Lateral epicondylalgia, or ‘Tennis elbow’ is a tendinopathy of the common extensor origin of the lateral elbow.
The main clinical symptoms are pain on resisted movements (particularly resisted third finger extension) and tenderness at the lateral epicondyle, with normal elbow range of motion. Diagnosis is based on the clinical features. Diagnostic imaging such as ultrasound, may be considered to rule out other causes of elbow pain or to establish the diagnosis of tennis elbow when in doubt.
DIAGNOSIS AND TREATMENT
As with other tendinopathies, pathology is complex and not fully understood. Similar to calcifying tendinitis of the shoulder, sudden overload may alter the structure of the tendons at the common extensor origin, leading to a degenerative process. However, calcifications are rare in tennis elbow. The involvement of neurogenic inflammation in Tennis elbow has also been suggested.
Approximately 40% of all tennis players report problems with their elbow, but only a quarter of them consider the symptoms to be disabling and severe. Interestingly, most patients do not play tennis. This is due to the fact that many tennis players have a weekly training routine that regularly loads the tendons and keeps them healthy. Rather, the injury usually occurs in people who have been sedentary for years and then overuse a previously underused and atrophied tendon by exercising at the gym, doing gardening, or even just carry heavy luggage.
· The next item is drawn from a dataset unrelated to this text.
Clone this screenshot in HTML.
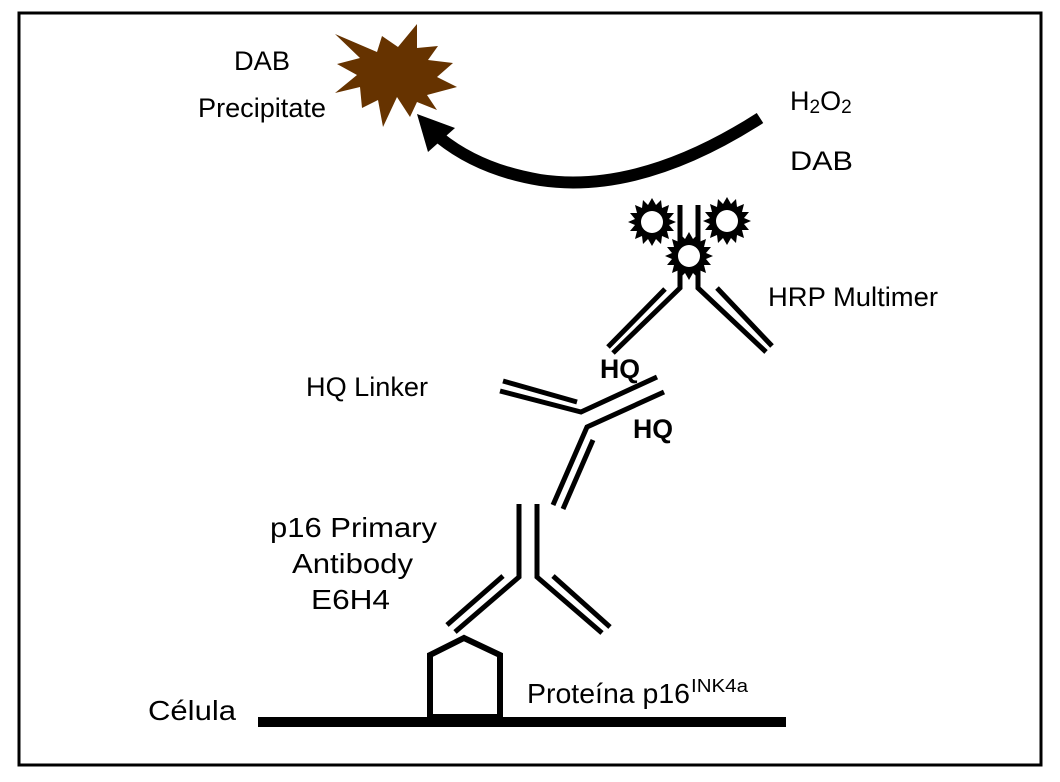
<!DOCTYPE html>
<html><head><meta charset="utf-8"><style>
html,body{margin:0;padding:0;background:#fff;}
svg text{font-family:"Liberation Sans",Arial,sans-serif;fill:#000;}
</style></head><body>
<svg width="1060" height="777" viewBox="0 0 1060 777" xmlns="http://www.w3.org/2000/svg">
<defs>
<polygon id="sp" fill="#000" points="0,-24 4,-17 9,-22 10,-14 17,-17 15,-9 22,-9 17,-3 24,0 17,3 22,9 15,9 17,17 10,14 9,22 4,17 0,24 -4,17 -9,22 -10,14 -17,17 -15,9 -22,9 -17,3 -24,0 -17,-3 -22,-9 -15,-9 -17,-17 -10,-14 -9,-22 -4,-17"/>
</defs>
<rect x="19" y="13" width="1022" height="752" fill="#fff" stroke="#000" stroke-width="3"/>
<polygon fill="#663300" points="335,34 377,52 382,36 398,47 417,24 417,48 438,46 428,60 453,63 437,77 457,87 427,95 437,110 417,102 410,117 397,97 383,127 378,100 362,108 360,87 335,93 357,75 337,64 360,58"/>
<path d="M760,118 Q640,195 540,180 Q480,170 440,138" fill="none" stroke="#000" stroke-width="12"/>
<polygon points="417,114 428,152 455,128" fill="#000"/>
<g fill="none" stroke="#000" stroke-width="5" stroke-linecap="butt" stroke-linejoin="miter">
<polyline points="680,205 680,288 613,353"/>
<line x1="665" y1="289" x2="608" y2="347"/>
<polyline points="698,205 698,288 766,352"/>
<line x1="717" y1="288" x2="772" y2="346"/>
<line x1="503" y1="381" x2="577" y2="402"/>
<polyline points="500,391 581,412 657,377"/>
<polyline points="664,392 587,427 553,505"/>
<line x1="593" y1="440" x2="563" y2="509"/>
<polyline points="519,504 519,577 455,632"/>
<line x1="503" y1="576" x2="447" y2="625"/>
<polyline points="537,504 537,577 602,633"/>
<line x1="553" y1="576" x2="610" y2="627"/>
<polygon points="430,655 464,638 500,655 500,717 430,717" stroke-width="6"/>
</g>
<line x1="258" y1="722" x2="786" y2="722" stroke="#000" stroke-width="10"/>
<use href="#sp" x="652" y="222"/><circle cx="652" cy="222" r="11" fill="#fff"/>
<use href="#sp" x="727" y="221"/><circle cx="727" cy="221" r="11" fill="#fff"/>
<use href="#sp" x="689" y="256"/><circle cx="689" cy="256" r="11" fill="#fff"/>
<text x="234" y="70" font-size="27" textLength="56" lengthAdjust="spacingAndGlyphs">DAB</text>
<text x="198" y="117" font-size="27" textLength="128" lengthAdjust="spacingAndGlyphs">Precipitate</text>
<text x="790" y="110" font-size="27">H<tspan font-size="19" dy="3">2</tspan><tspan dy="-3">O</tspan><tspan font-size="19" dy="3">2</tspan></text>
<text x="790" y="170" font-size="27" textLength="63" lengthAdjust="spacingAndGlyphs">DAB</text>
<text x="768" y="306" font-size="27" textLength="170" lengthAdjust="spacingAndGlyphs">HRP Multimer</text>
<text x="600" y="378" font-size="27" font-weight="bold" textLength="40" lengthAdjust="spacingAndGlyphs">HQ</text>
<text x="633" y="438" font-size="27" font-weight="bold" textLength="40" lengthAdjust="spacingAndGlyphs">HQ</text>
<text x="306" y="396" font-size="27" textLength="122" lengthAdjust="spacingAndGlyphs">HQ Linker</text>
<text x="270" y="537" font-size="28" textLength="167" lengthAdjust="spacingAndGlyphs">p16 Primary</text>
<text x="292" y="573" font-size="28" textLength="121" lengthAdjust="spacingAndGlyphs">Antibody</text>
<text x="311" y="609" font-size="28" textLength="79" lengthAdjust="spacingAndGlyphs">E6H4</text>
<text x="148" y="720" font-size="28" textLength="88" lengthAdjust="spacingAndGlyphs">Célula</text>
<text x="527" y="703" font-size="28" textLength="163" lengthAdjust="spacingAndGlyphs">Proteína p16</text>
<text x="691" y="692" font-size="18" textLength="57" lengthAdjust="spacingAndGlyphs">INK4a</text>
</svg>
</body></html>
When the injury is caused by playing tennis it is the backhand stroke that leads to excessive loading of the tendons at the common extensor origin.
Eccentric (lengthening only) exercises have become the mainstay of rehabilitation programs. In most circumstances, cortisone injections should not be used. Cortisone injection leads to very good results in the short term (six weeks) but has been demonstrated to be harmful in the longer term (more than three months).